From a socio-economic perspective, that's my biography. Rightly or wrongly, I identify with people who come up in a similar fashion, while at the same time recognizing the great diversity amongst them.
This isn't about hood credentialism. I ran from more fights than I stood for. I think Dungeons & Dragons changed my life. I never lived in the projects. I never worried once about what would be for dinner. I rocked my share of off-brands, but all I ever really wanted for, as a child, were a pair of Lottoes, a Le Coq Sportif sweat-suit, and cable television.
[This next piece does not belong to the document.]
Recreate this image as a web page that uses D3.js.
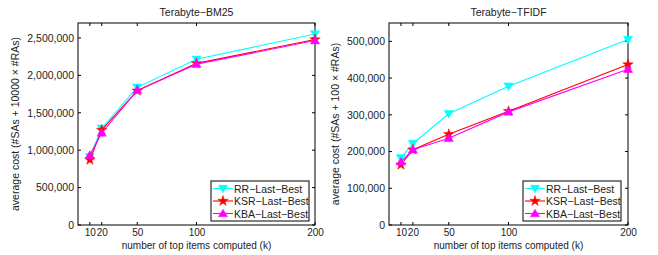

When I talk, my diction bears all of those experiences, and one of the reasons I chose not to change it, is because I want you to know who I am and where I've been, because that's exactly what I'd want out of you.
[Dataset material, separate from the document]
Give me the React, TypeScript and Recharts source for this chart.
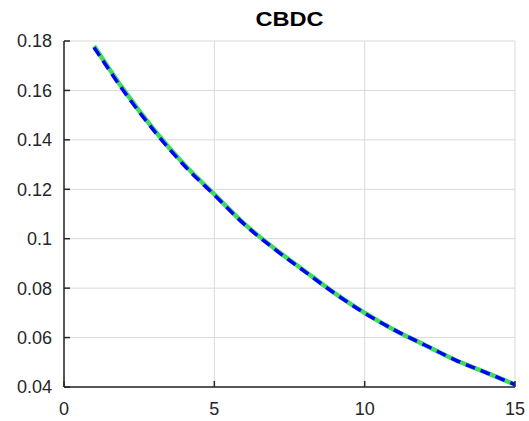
import React from "react";
import { LineChart, Line, XAxis, YAxis, CartesianGrid } from "recharts";

// Horizon (periods) and the two CBDC response paths
const periods = [1, 2, 3, 4, 5, 6, 7, 8, 9, 10, 11, 12, 13, 14, 15];
const greenPath = [0.178, 0.16, 0.144, 0.13, 0.118, 0.106, 0.096, 0.087, 0.078, 0.07, 0.063, 0.057, 0.051, 0.046, 0.041];
const bluePath = [0.1774, 0.1595, 0.1436, 0.1296, 0.1177, 0.1058, 0.0958, 0.0868, 0.0779, 0.0699, 0.063, 0.057, 0.051, 0.046, 0.041];

const xTicks = [0, 5, 10, 15];
const yTicks = [0.04, 0.06, 0.08, 0.1, 0.12, 0.14, 0.16, 0.18];

const rows = periods.map((p, i) => ({ t: p, green: greenPath[i], blue: bluePath[i] }));

const FONT = "'Liberation Sans', Arial, Helvetica, sans-serif";
const INK = "#262626";

export default function App() {
  return (
    <div style={{ position: "absolute", left: 0, top: 0, width: 529, height: 421, background: "#fff" }}>
      <div
        style={{
          position: "absolute",
          left: 64,
          width: 451,
          top: 7,
          textAlign: "center",
          fontFamily: FONT,
          fontWeight: "bold",
          fontSize: 20,
          color: "#000",
          lineHeight: "24px",
          transform: "scaleX(1.18)",
          transformOrigin: "center",
        }}
      >
        CBDC
      </div>
      <LineChart
        width={529}
        height={421}
        data={rows}
        margin={{ top: 41, right: 14, bottom: 0, left: 0 }}
      >
        <CartesianGrid stroke="#d9d9d9" strokeWidth={1} horizontalValues={yTicks} verticalValues={xTicks} />
        <XAxis
          dataKey="t"
          type="number"
          domain={[0, 15]}
          ticks={xTicks}
          height={34}
          tickSize={-6}
          tickMargin={21}
          stroke={INK}
          strokeWidth={1.5}
          tick={{ fill: INK, fontSize: 18, fontFamily: FONT }}
          allowDataOverflow
        />
        <YAxis
          type="number"
          domain={[0.04, 0.18]}
          ticks={yTicks}
          width={64}
          tickSize={-6}
          tickMargin={18}
          stroke={INK}
          strokeWidth={1.5}
          tickFormatter={(v: number) => String(Number(v.toFixed(2)))}
          tick={{ fill: INK, fontSize: 18, fontFamily: FONT }}
          allowDataOverflow
        />
        <Line
          type="monotone"
          dataKey="green"
          stroke="#3ddc5c"
          strokeWidth={4.5}
          dot={false}
          isAnimationActive={false}
        />
        <Line
          type="monotone"
          dataKey="blue"
          stroke="#0000ff"
          strokeWidth={3.5}
          strokeDasharray="10 6"
          dot={false}
          isAnimationActive={false}
        />
      </LineChart>
    </div>
  );
}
What I know about "inner city blacks," of those who "act ghetto," is the same as what I lately came to know about about suburban whites, about Puerto-Rican New Yorkers, about Ivy Leauge graduates, about gay conservatives, and Israeli-Americans. That they are all different from us all and from each other, that they deserve to be treated with the same nuance, with the same soft touch, with the same eye for complexity and dimension that you'd want for your own family in friends.
My partner Kenyatta says that one of the things that convinced her to go to Howard was a habit she observed among some of her white friends. She was a smart girl, well-spoken and kind. Sometimes when she'd gotten close to a white girl at her school, the girl would make some casually prejudice remark about black people and then say, "But you're not black." The point being that, despite Kenyatta darkness, what they saw as "black" was everything that she was not. She talks about jhow she initially took this as a compliment, and then she realized the true insidiousness within it--that had they exchanged no words, said white friend would have drawn the same conclusions about her.
In that same spirit, I think people who meet and talk to me, who read this blog don't think of me as "ghetto." But I'm not sure they'd think the same if they saw me at 8 A.M. on Lenox Ave, rocking the black hoodie and grey New Balance, on my way to the Associated. Ghetto, in its most unironic usage, is a word for people you don't know. It's word that allows you to erase individuals and create boxes. It's true that I was different than most of my friends--but most of my friends were different from my friends. All people, at their core, ultimately are. A man has to stand for those who intimately loved him and intimately hated him, for those whose stench he was raised amongst. They get to be human to.
All of this is a long way of explaining why I get ticked by this line of thinking. I probably should have offered this instead of sarcasm--but this is my stench. And I get to be human to.